[start of DATASET CONTENT]

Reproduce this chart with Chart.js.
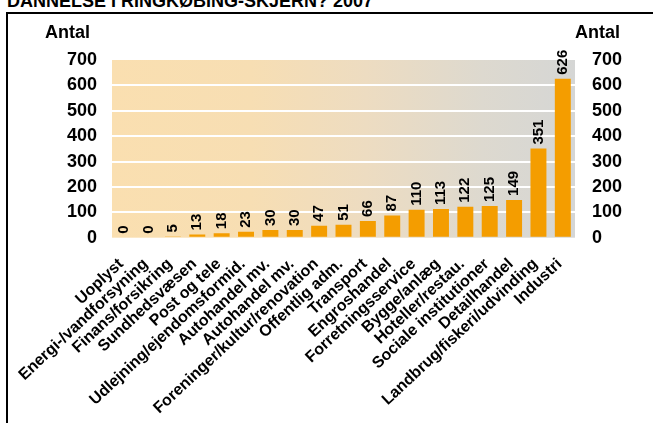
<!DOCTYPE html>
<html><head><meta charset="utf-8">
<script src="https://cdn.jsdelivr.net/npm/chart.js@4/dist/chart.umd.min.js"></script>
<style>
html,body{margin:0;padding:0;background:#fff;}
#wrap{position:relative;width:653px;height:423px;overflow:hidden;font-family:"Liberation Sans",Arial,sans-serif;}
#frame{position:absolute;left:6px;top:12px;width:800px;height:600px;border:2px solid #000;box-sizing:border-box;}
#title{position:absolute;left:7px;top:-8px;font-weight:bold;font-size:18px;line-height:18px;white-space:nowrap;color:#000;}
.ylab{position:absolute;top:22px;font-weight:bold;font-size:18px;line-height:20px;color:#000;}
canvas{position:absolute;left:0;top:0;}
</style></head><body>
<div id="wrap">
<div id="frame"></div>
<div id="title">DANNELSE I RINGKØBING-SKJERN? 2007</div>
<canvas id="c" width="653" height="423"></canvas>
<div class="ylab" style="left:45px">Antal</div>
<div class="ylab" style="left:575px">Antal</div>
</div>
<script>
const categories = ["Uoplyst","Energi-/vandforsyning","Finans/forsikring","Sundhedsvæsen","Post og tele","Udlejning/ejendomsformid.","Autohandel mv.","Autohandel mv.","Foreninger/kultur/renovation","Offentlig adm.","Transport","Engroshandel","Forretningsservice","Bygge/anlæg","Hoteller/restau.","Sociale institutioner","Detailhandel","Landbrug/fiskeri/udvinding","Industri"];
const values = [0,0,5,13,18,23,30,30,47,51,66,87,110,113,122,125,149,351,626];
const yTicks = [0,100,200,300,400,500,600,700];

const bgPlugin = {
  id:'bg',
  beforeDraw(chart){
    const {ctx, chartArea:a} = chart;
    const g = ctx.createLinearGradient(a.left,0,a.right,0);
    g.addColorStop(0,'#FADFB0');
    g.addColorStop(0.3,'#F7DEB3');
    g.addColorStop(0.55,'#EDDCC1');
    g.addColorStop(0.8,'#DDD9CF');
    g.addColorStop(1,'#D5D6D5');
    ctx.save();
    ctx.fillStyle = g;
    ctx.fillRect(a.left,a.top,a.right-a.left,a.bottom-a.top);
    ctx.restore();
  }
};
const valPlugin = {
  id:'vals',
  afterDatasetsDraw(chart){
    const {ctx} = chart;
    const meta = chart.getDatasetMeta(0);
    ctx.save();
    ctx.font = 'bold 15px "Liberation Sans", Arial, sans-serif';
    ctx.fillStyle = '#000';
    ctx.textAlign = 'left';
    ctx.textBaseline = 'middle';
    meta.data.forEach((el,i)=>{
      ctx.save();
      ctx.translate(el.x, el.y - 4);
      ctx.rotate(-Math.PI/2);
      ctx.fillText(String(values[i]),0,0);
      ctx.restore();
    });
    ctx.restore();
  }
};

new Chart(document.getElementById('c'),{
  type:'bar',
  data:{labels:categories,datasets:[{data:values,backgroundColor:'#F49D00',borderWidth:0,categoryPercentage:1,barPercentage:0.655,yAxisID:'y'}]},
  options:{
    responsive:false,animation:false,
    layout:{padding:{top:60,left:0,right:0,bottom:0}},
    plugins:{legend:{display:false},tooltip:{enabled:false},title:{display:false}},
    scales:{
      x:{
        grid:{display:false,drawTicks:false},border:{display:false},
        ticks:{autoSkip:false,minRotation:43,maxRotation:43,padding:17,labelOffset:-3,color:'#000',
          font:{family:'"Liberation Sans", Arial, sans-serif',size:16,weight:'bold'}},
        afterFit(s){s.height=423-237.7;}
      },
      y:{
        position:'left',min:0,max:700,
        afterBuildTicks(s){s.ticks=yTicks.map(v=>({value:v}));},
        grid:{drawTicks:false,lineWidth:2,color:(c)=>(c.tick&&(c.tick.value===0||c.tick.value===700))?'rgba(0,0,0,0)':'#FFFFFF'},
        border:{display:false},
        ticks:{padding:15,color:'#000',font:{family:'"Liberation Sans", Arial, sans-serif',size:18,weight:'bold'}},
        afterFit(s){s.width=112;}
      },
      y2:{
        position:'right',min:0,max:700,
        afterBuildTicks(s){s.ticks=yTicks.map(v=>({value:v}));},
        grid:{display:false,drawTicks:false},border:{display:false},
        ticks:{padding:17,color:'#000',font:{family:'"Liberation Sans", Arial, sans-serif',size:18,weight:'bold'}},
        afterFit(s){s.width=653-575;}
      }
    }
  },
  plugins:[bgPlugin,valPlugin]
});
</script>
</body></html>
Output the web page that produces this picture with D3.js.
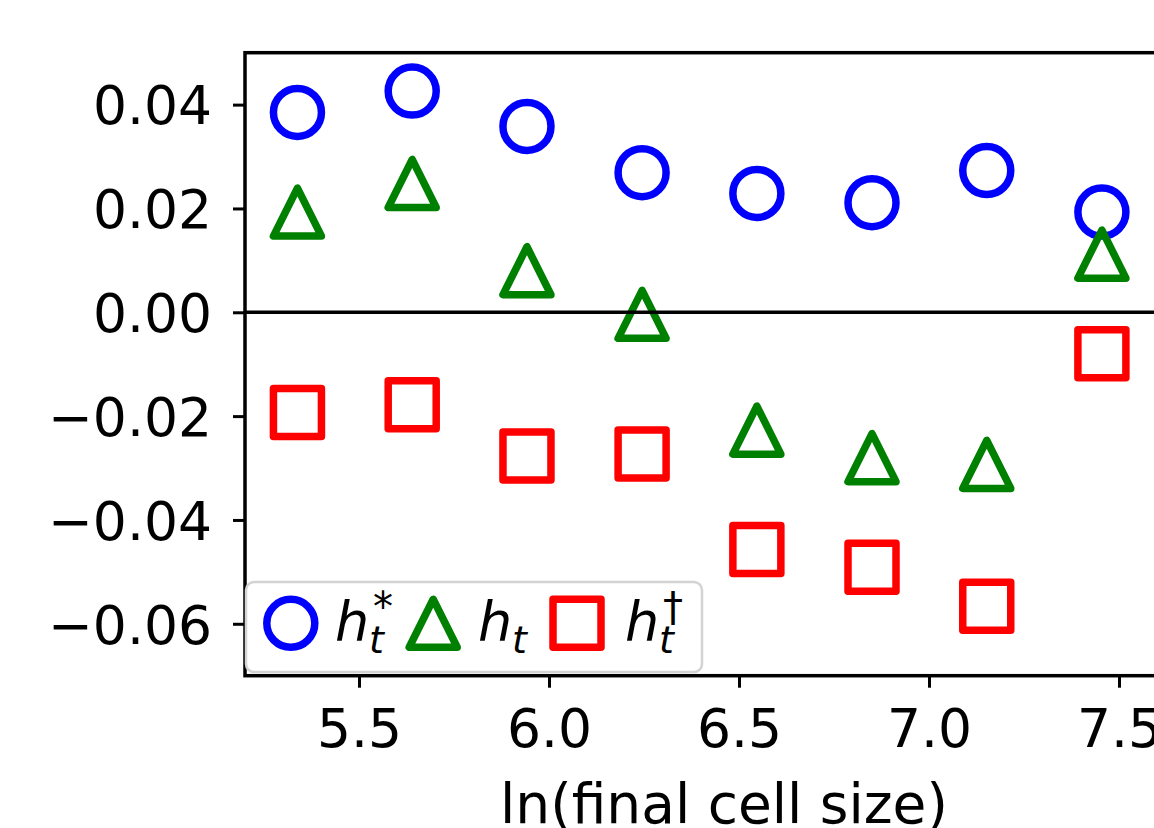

[end of DATASET CONTENT]

Look at the listing and set down only the lines from its start through the line with "const yTicks = [0,100,200,300,400,500,600,700];", word for word and without pictures.

OUTPUT BELOW ->
Reproduce this chart with Chart.js.
<!DOCTYPE html>
<html><head><meta charset="utf-8">
<script src="https://cdn.jsdelivr.net/npm/chart.js@4/dist/chart.umd.min.js"></script>
<style>
html,body{margin:0;padding:0;background:#fff;}
#wrap{position:relative;width:653px;height:423px;overflow:hidden;font-family:"Liberation Sans",Arial,sans-serif;}
#frame{position:absolute;left:6px;top:12px;width:800px;height:600px;border:2px solid #000;box-sizing:border-box;}
#title{position:absolute;left:7px;top:-8px;font-weight:bold;font-size:18px;line-height:18px;white-space:nowrap;color:#000;}
.ylab{position:absolute;top:22px;font-weight:bold;font-size:18px;line-height:20px;color:#000;}
canvas{position:absolute;left:0;top:0;}
</style></head><body>
<div id="wrap">
<div id="frame"></div>
<div id="title">DANNELSE I RINGKØBING-SKJERN? 2007</div>
<canvas id="c" width="653" height="423"></canvas>
<div class="ylab" style="left:45px">Antal</div>
<div class="ylab" style="left:575px">Antal</div>
</div>
<script>
const categories = ["Uoplyst","Energi-/vandforsyning","Finans/forsikring","Sundhedsvæsen","Post og tele","Udlejning/ejendomsformid.","Autohandel mv.","Autohandel mv.","Foreninger/kultur/renovation","Offentlig adm.","Transport","Engroshandel","Forretningsservice","Bygge/anlæg","Hoteller/restau.","Sociale institutioner","Detailhandel","Landbrug/fiskeri/udvinding","Industri"];
const values = [0,0,5,13,18,23,30,30,47,51,66,87,110,113,122,125,149,351,626];
const yTicks = [0,100,200,300,400,500,600,700];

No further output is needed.